The vast industry known as intelligence

Author: Sabria Balland Chowdhury

“They who can give up essential liberty to obtain a little temporary safety deserve neither liberty nor safety” — Benjamin Franklin, one of the Founding Fathers of the United States and scientist, writer and politician.

NSA whistleblower Edward Snowden used the above quote to describe, and perhaps justify his decision to leak thousands of classified documents to the public. To further his justifications of why he did what he did, Snowden has blamed President Barack Obama’s failure to live up to campaign promises, singling out the US detention facility at Guantanamo Bay, Cuba (which the President had promised to close when he took office in 2009). Whatever his intentions may have been and whether he is regarded a traitor or hero, he has certainly shed light on issues of civil liberties and violations of privacy.

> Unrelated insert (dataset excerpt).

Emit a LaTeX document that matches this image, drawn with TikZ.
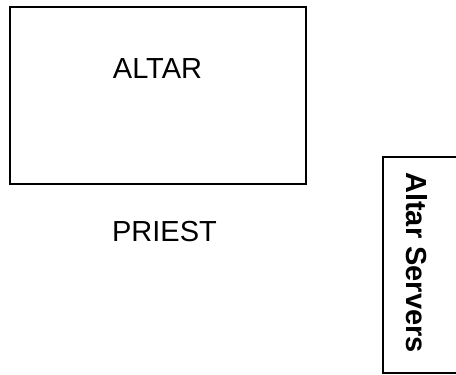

The US intelligence industry, as it can be fairly called, is now composed of a nearly half a dozen agencies and services, many of them repetitive and many (such as the NSA where Snowden was employed) whose purpose is far from being clear. The National Security Act of 1947 when the Cold War was at its peak saw the rise of massive data collection and analysis. Since the end of the Cold War in 1991, the world has been seeing a fresh resurgence of data collection, particularly since 9/11, with the declaration of ‘a global war on terrorism’ in the name of which the government sees fit to violate all domains of privacy of its citizens. The players have changed since the Cold War. It is not any longer us versus the Communists. It is literally us versus us or rather the government versus its citizens, ordinary folks like you and me for the most part.

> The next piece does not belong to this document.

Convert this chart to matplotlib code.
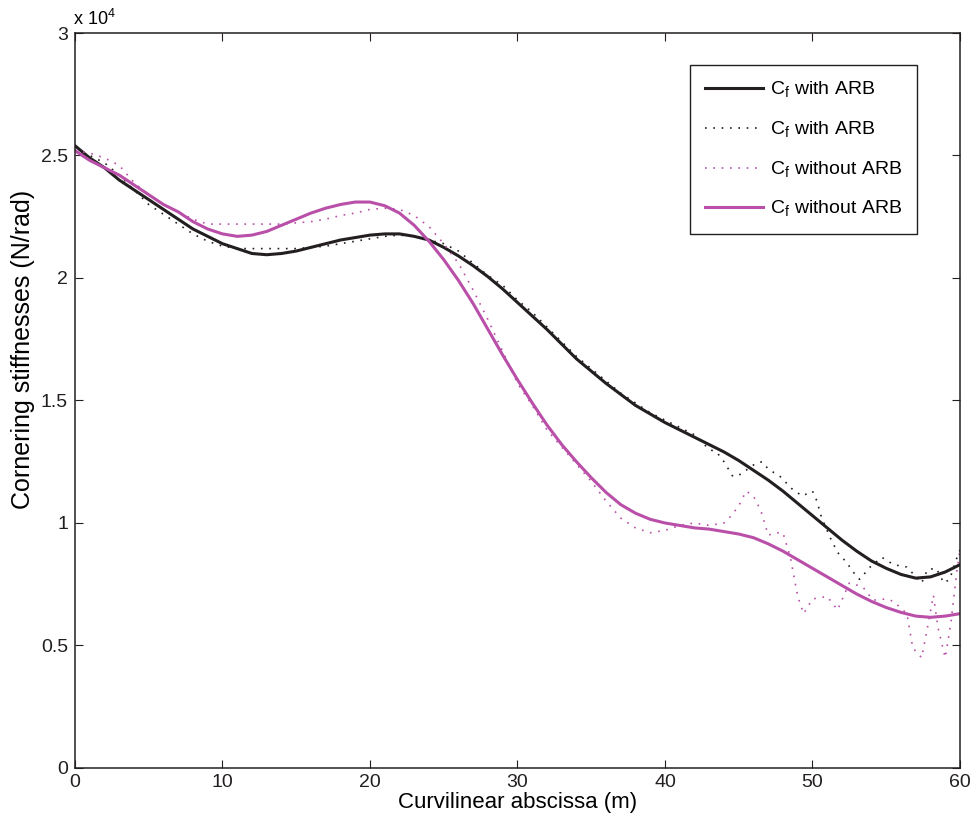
import matplotlib
matplotlib.use("Agg")
import matplotlib.pyplot as plt

# values in units of 1e4 N/rad
x_solid = list(range(0, 61))
cf_arb_solid = [2.54, 2.49, 2.45, 2.40, 2.36, 2.32, 2.28, 2.24, 2.20, 2.17,
                2.14, 2.12, 2.10, 2.095, 2.10, 2.11, 2.125, 2.14, 2.155, 2.165,
                2.175, 2.18, 2.18, 2.17, 2.155, 2.125, 2.09, 2.05, 2.005, 1.955,
                1.90, 1.845, 1.79, 1.73, 1.67, 1.62, 1.57, 1.525, 1.48, 1.445,
                1.41, 1.38, 1.35, 1.32, 1.29, 1.255, 1.215, 1.175, 1.13, 1.08,
                1.03, 0.98, 0.93, 0.885, 0.845, 0.815, 0.79, 0.775, 0.78, 0.80,
                0.83]
cf_noarb_solid = [2.52, 2.48, 2.45, 2.42, 2.38, 2.34, 2.30, 2.27, 2.23, 2.20,
                  2.18, 2.17, 2.175, 2.19, 2.215, 2.24, 2.265, 2.285, 2.30, 2.31,
                  2.31, 2.295, 2.265, 2.215, 2.15, 2.075, 1.99, 1.895, 1.79, 1.685,
                  1.585, 1.49, 1.40, 1.32, 1.25, 1.185, 1.125, 1.075, 1.04, 1.015,
                  1.00, 0.99, 0.98, 0.975, 0.965, 0.955, 0.94, 0.915, 0.885, 0.85,
                  0.815, 0.78, 0.745, 0.71, 0.68, 0.655, 0.635, 0.62, 0.615, 0.62,
                  0.63]

x_arb_dot = list(range(0, 43)) + [43, 43.5, 44, 44.6, 45.2, 45.6, 46.2, 46.6, 47,
                                   47.8, 48.6, 49.3, 50, 50.3, 50.6, 51.2, 51.7,
                                   52.3, 53, 53.2, 53.9, 54.7, 55.5, 56.4, 57.4,
                                   57.8, 58.4, 58.9, 59.3, 59.8, 60]
cf_arb_dot = [2.52, 2.50, 2.47, 2.42, 2.36, 2.30, 2.26, 2.22, 2.18, 2.15,
              2.13, 2.12, 2.12, 2.12, 2.12, 2.12, 2.125, 2.13, 2.14, 2.15,
              2.16, 2.17, 2.175, 2.17, 2.155, 2.14, 2.11, 2.06, 2.01, 1.97,
              1.91, 1.86, 1.80, 1.74, 1.68, 1.63, 1.58, 1.53, 1.49, 1.45,
              1.42, 1.39, 1.36,
              1.30, 1.29, 1.25, 1.19, 1.20, 1.22, 1.245, 1.25, 1.22,
              1.19, 1.14, 1.11, 1.13, 1.09, 1.025, 0.94, 0.88,
              0.84, 0.78, 0.77, 0.82, 0.86, 0.83, 0.82, 0.755,
              0.81, 0.815, 0.755, 0.77, 0.86, 0.89]

x_noarb_dot = list(range(0, 44)) + [44, 44.5, 45, 45.5, 46, 46.5, 47, 47.5, 48,
                                     48.5, 49, 49.4, 50, 51, 51.7, 52.5, 53.4,
                                     54.1, 55, 55.5, 56.4, 56.8, 57.4, 57.8, 58.2,
                                     58.5, 59, 59.4, 59.8, 60]
cf_noarb_dot = [2.52, 2.51, 2.49, 2.46, 2.39, 2.34, 2.30, 2.27, 2.24, 2.22,
                2.22, 2.22, 2.22, 2.22, 2.22, 2.225, 2.23, 2.24, 2.255, 2.265,
                2.28, 2.285, 2.28, 2.255, 2.21, 2.14, 2.06, 1.95, 1.83, 1.70,
                1.57, 1.48, 1.38, 1.31, 1.24, 1.17, 1.09, 1.02, 0.98, 0.96,
                0.97, 0.99, 1.00, 0.99,
                1.00, 1.03, 1.07, 1.13, 1.11, 1.05, 0.95, 0.96, 0.96,
                0.86, 0.70, 0.63, 0.69, 0.70, 0.645, 0.755, 0.74,
                0.685, 0.69, 0.68, 0.63, 0.49, 0.45, 0.575, 0.705,
                0.575, 0.45, 0.60, 0.81, 0.89]

labels = [r"C$_\mathregular{f}$ with ARB", r"C$_\mathregular{f}$ with ARB",
          r"C$_\mathregular{f}$ without ARB", r"C$_\mathregular{f}$ without ARB"]

BLACK = "#231f20"
MAGENTA = "#b94fa8"

plt.rcParams["font.family"] = ["Liberation Sans", "DejaVu Sans"]
plt.rcParams["mathtext.fontset"] = "custom"
plt.rcParams["mathtext.rm"] = "Liberation Sans"

fig = plt.figure(figsize=(9.76, 8.25), dpi=100)
ax = fig.add_axes([0.0768, 0.0691, 0.9068, 0.8909])

ax.plot(x_solid, cf_arb_solid, color=BLACK, lw=2.2, label=labels[0])
ax.plot(x_arb_dot, cf_arb_dot, color=BLACK, lw=1.2, ls=(0, (1, 4)), label=labels[1])
ax.plot(x_noarb_dot, cf_noarb_dot, color=MAGENTA, lw=1.2, ls=(0, (1, 4)), label=labels[2])
ax.plot(x_solid, cf_noarb_solid, color=MAGENTA, lw=2.2, label=labels[3])

ax.set_xlim(0, 60)
ax.set_ylim(0, 3)
ax.set_xticks(range(0, 61, 10))
ax.set_yticks([0, 0.5, 1, 1.5, 2, 2.5, 3])
ax.set_yticklabels(["0", "0.5", "1", "1.5", "2", "2.5", "3"])
ax.tick_params(direction="in", length=6, width=0.8, labelsize=14,
               top=True, right=True, colors=BLACK)
ax.tick_params(axis="y", pad=5)
ax.tick_params(axis="x", pad=4)
for s in ax.spines.values():
    s.set_linewidth(1.1)
    s.set_color(BLACK)

ax.set_xlabel("Curvilinear abscissa (m)", fontsize=16, labelpad=1)
ax.set_ylabel("Cornering stiffnesses (N/rad)", fontsize=18)
ax.yaxis.set_label_coords(-0.059, 0.569)
ax.yaxis.label.set(ha="center", va="center")
ax.text(-0.002, 1.006, r"x 10$^\mathregular{4}$", transform=ax.transAxes,
        fontsize=13, ha="left", va="bottom")

leg = ax.legend(loc="upper right", bbox_to_anchor=(0.951, 0.956), borderaxespad=0,
                fontsize=14, handlelength=3.0, labelspacing=1.0, fancybox=False,
                framealpha=1, borderpad=0.75, handletextpad=0.35)
leg.get_frame().set_edgecolor(BLACK)
leg.get_frame().set_linewidth(1.0)

fig.savefig("out.png", dpi=100)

The dangers of having such an intensely technologically empowered government that is capable of collecting such a wide array of data are many. No doubt many of us ponder the real motivations of the Edward Snowdens and the Julian Assanges but what is essential to remember and ask is: is the State and its surveillance, the intelligence gathering industry, ‘Big Brother’, out of our control? Have even elected officials lost control of this far overreaching monster that violates the rights of American citizens protected by the US Constitution? Benjamin Franklin stated, “The US Constitution doesn’t guarantee happiness, only the pursuit of it. You have to catch up with it yourself.” It is not difficult to understand that a government that violates the freedoms and civil rights of its own people (or those of other nations, keeping Guantanamo Bay in mind) is neither providing happiness nor allowing the pursuit of it.

The Julian Assanges and Edward Snowdens remind us that they, in fact, are in many ways, protecting our rights for they are very easy to forget or overlook when we were not even aware to what extent our privacy was being violated.

In replacing the Cold War with terrorism, the government has created an intensely intricate group of organisations that today clearly seem to have lost any dignified purpose or meaning. Anything is game and everyone is on the radar. If George Orwell only knew to what extent Big Brother is watching and listening and reading!

It seems clear now that this intelligence machinery must be downsized and reorganised with the help of the White House and Congress. A strict set of rules for conduct and operations must be established within the realms of dignity and morality.

We would be wrong to think that Snowden is the last whistleblower the world will see. Future Snowdens will continue to draw great attention. The government’s infantile responses that these are all a web of lies, that it has thwarted at least 50 terrorist attacks ‘thanks to’ its surveillance programmes, that Snowden has engaged in espionage against the United States, all the offences in the line of its defence, raises another significant issue. The espionage monster, which the government itself has created, has its flaws and all the technology in the world cannot take away the human factor: the one that bases its judgments and decisions, as life-threatening as they may be, on moral grounds. There came a point when people such as Assange and Snowden realised that enough is enough and no doubt there will be more like them in the future.

The larger question remains: how to stop the growth of the intelligence industry? To what extent will it go? This is a difficult question to answer and whether there will actually be any alterations in this domain are uncertain and unlikely. Having said that, the US government and in fact any other for that matter, should not be surprised or shocked when whistleblowers catch them at their own game.

So, whether Snowden is considered a hero or a traitor, the Pandora’s Box has been opened and there is no turning back now. We need to look in the mirror and ask ourselves: since when did the United States become a country people seek asylum from?